Instructions for the task> Pull out each line of the data that includes the word "with".

Available data>
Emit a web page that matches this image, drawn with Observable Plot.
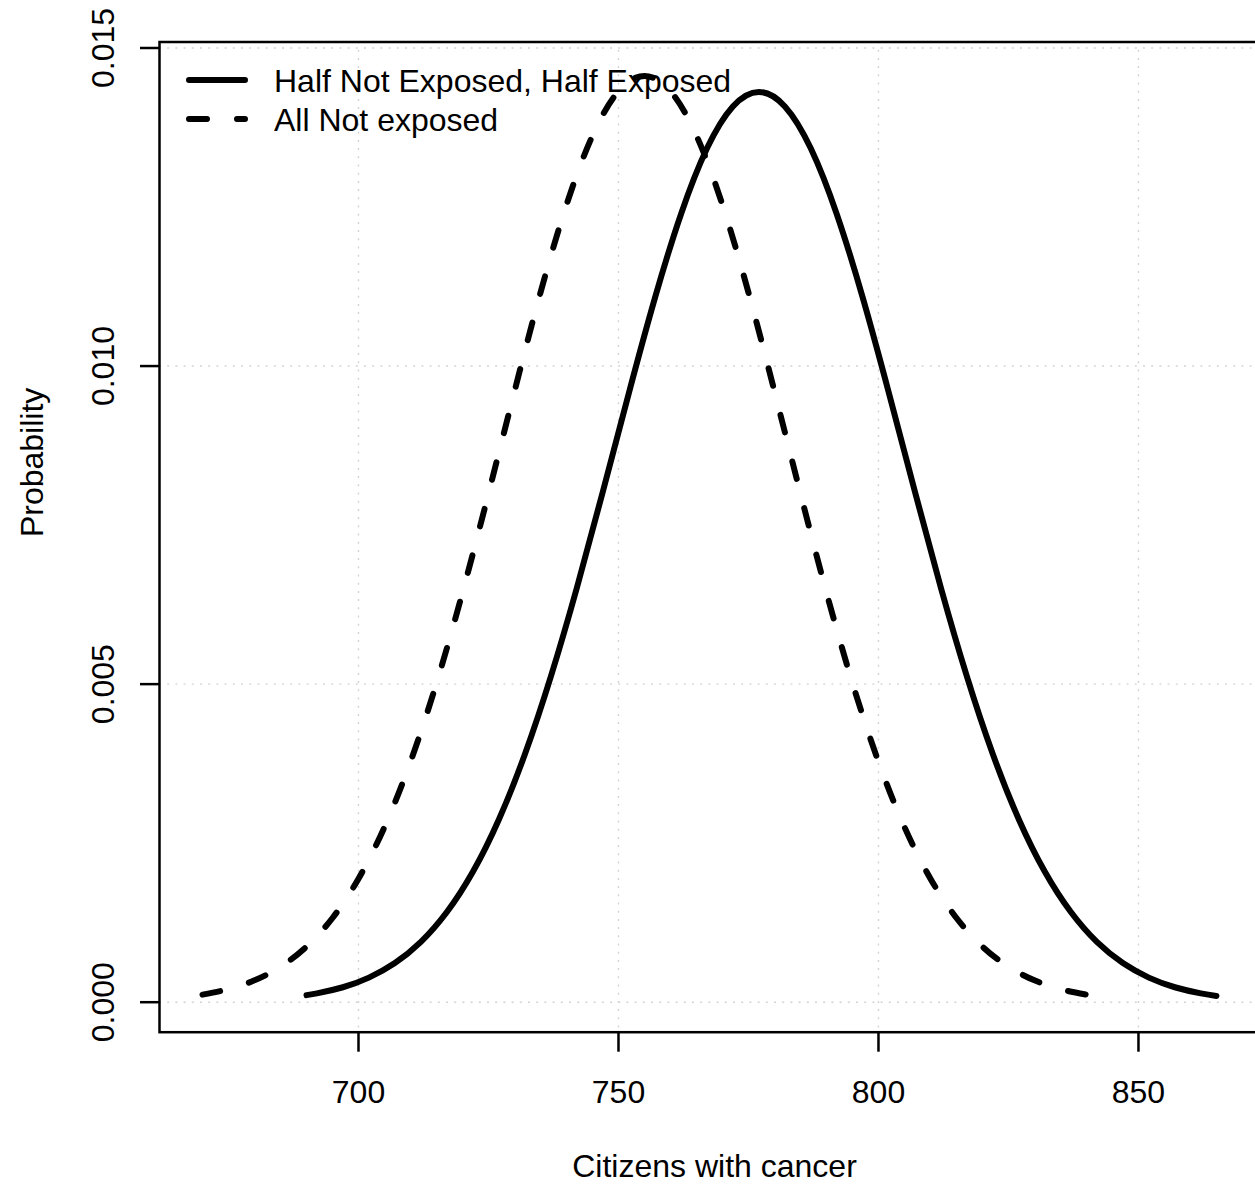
<!DOCTYPE html>
<html>
<head>
<meta charset="utf-8">
<script src="https://cdn.jsdelivr.net/npm/d3@7"></script>
<script src="https://cdn.jsdelivr.net/npm/@observablehq/plot@0.6"></script>
<style>
  html, body { margin: 0; padding: 0; background: white; overflow: hidden; }
  #wrap { position: relative; width: 1255px; height: 1188px; }
  #legend { position: absolute; left: 0; top: 0; pointer-events: none; }
</style>
</head>
<body>
<div id="wrap"></div>
<script>
// ---- data ----
const dashedX = [670,675,680,685,690,695,700,705,710,715,720,725,730,735,740,745,750,755,760,765,770,775,780,785,790,795,800,805,810,815,820,825,830,835,840];
const dashedY = [0.000119,0.000205,0.000344,0.000557,0.000873,0.001324,0.001942,0.002754,0.003780,0.005016,0.006439,0.007996,0.009602,0.011155,0.012534,0.013622,0.014320,0.014560,0.014320,0.013622,0.012534,0.011155,0.009602,0.007996,0.006439,0.005016,0.003780,0.002754,0.001942,0.001324,0.000873,0.000557,0.000344,0.000205,0.000119];
const solidX = [690,692,697,702,707,712,717,722,727,732,737,742,747,752,757,762,767,772,777,782,787,792,797,802,807,812,817,822,827,832,837,842,847,852,857,862,865];
const solidY = [0.000111,0.000138,0.000235,0.000386,0.000615,0.000948,0.001417,0.002050,0.002873,0.003897,0.005121,0.006515,0.008027,0.009578,0.011068,0.012384,0.013420,0.014082,0.014310,0.014082,0.013420,0.012384,0.011068,0.009578,0.008027,0.006515,0.005121,0.003897,0.002873,0.002050,0.001417,0.000948,0.000615,0.000386,0.000235,0.000138,0.0000989];
const xTicks = [700, 750, 800, 850];
const xTickLabels = ["700", "750", "800", "850"];
const yTicks = [0, 0.005, 0.010, 0.015];
const yTickLabels = ["0.000", "0.005", "0.010", "0.015"];
const xTitle = "Citizens with cancer";
const yTitle = "Probability";
const legendLabels = ["Half Not Exposed, Half Exposed", "All Not exposed"];

// ---- build tables ----
const dashed = dashedX.map((x, i) => ({x, y: dashedY[i]}));
const solid = solidX.map((x, i) => ({x, y: solidY[i]}));
const yTickRows = yTicks.map((v, i) => ({v, label: yTickLabels[i]}));

const FONT = "'Liberation Sans', Arial, Helvetica, sans-serif";
const grid = {stroke: "#d3d3d3", strokeWidth: 1.4, strokeDasharray: "2,6.2"};
const DASH = "18,30";
const LW = 6;

const chart = Plot.plot({
  width: 1255,
  height: 1188,
  marginLeft: 159,
  marginRight: -14,
  marginTop: 41.5,
  marginBottom: 156.3,
  style: {fontFamily: FONT, fontSize: "32px", background: "white", color: "black"},
  x: {domain: [661.73, 875.2]},
  y: {domain: [-0.0004716, 0.0150943]},
  marks: [
    Plot.ruleX(xTicks, grid),
    Plot.ruleY(yTicks, grid),
    Plot.line(dashed, {x: "x", y: "y", stroke: "black", strokeWidth: LW, strokeDasharray: DASH, strokeLinecap: "round", strokeLinejoin: "round", curve: "natural"}),
    Plot.line(solid, {x: "x", y: "y", stroke: "black", strokeWidth: LW, strokeLinecap: "round", strokeLinejoin: "round", curve: "natural"}),
    Plot.frame({stroke: "black", strokeWidth: 2.5}),
    Plot.axisX(xTicks, {tickSize: 20, tickPadding: 27.6, fontSize: 32, strokeWidth: 2.5, tickFormat: (d) => xTickLabels[xTicks.indexOf(d)], label: null}),
    Plot.axisY(yTicks, {tickSize: 19, strokeWidth: 2.5, tickFormat: () => "", label: null}),
    Plot.text(yTickRows, {y: "v", text: "label", frameAnchor: "left", dx: -46, rotate: -90, textAnchor: "middle", lineAnchor: "bottom", fontSize: 32, fill: "black"}),
    Plot.text([xTitle], {text: (d) => d, frameAnchor: "bottom", dy: 144.3, lineAnchor: "bottom", fontSize: 32, fill: "black"}),
    Plot.text([yTitle], {text: (d) => d, frameAnchor: "left", dx: -117, rotate: -90, lineAnchor: "bottom", fontSize: 32, fill: "black"})
  ]
});

const wrap = document.getElementById("wrap");
wrap.appendChild(chart);

// ---- legend (inside plot area, top-left) ----
const ns = "http://www.w3.org/2000/svg";
const leg = document.createElementNS(ns, "svg");
leg.setAttribute("id", "legend");
leg.setAttribute("width", 1255);
leg.setAttribute("height", 1188);
const rows = [{dash: null, y: 80}, {dash: DASH, y: 119}];
rows.forEach((r, i) => {
  const ln = document.createElementNS(ns, "line");
  ln.setAttribute("x1", 189); ln.setAttribute("x2", 245);
  ln.setAttribute("y1", r.y); ln.setAttribute("y2", r.y);
  ln.setAttribute("stroke", "black");
  ln.setAttribute("stroke-width", LW);
  ln.setAttribute("stroke-linecap", "round");
  if (r.dash) ln.setAttribute("stroke-dasharray", r.dash);
  leg.appendChild(ln);
  const t = document.createElementNS(ns, "text");
  t.setAttribute("x", 274);
  t.setAttribute("y", r.y + 12);
  t.setAttribute("font-family", FONT);
  t.setAttribute("font-size", 32);
  t.setAttribute("fill", "black");
  t.textContent = legendLabels[i];
  leg.appendChild(t);
});
wrap.appendChild(leg);
</script>
</body>
</html>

Answer to this exercise>
Emit a web page that matches this image, drawn with Observable Plot.
const xTitle = "Citizens with cancer";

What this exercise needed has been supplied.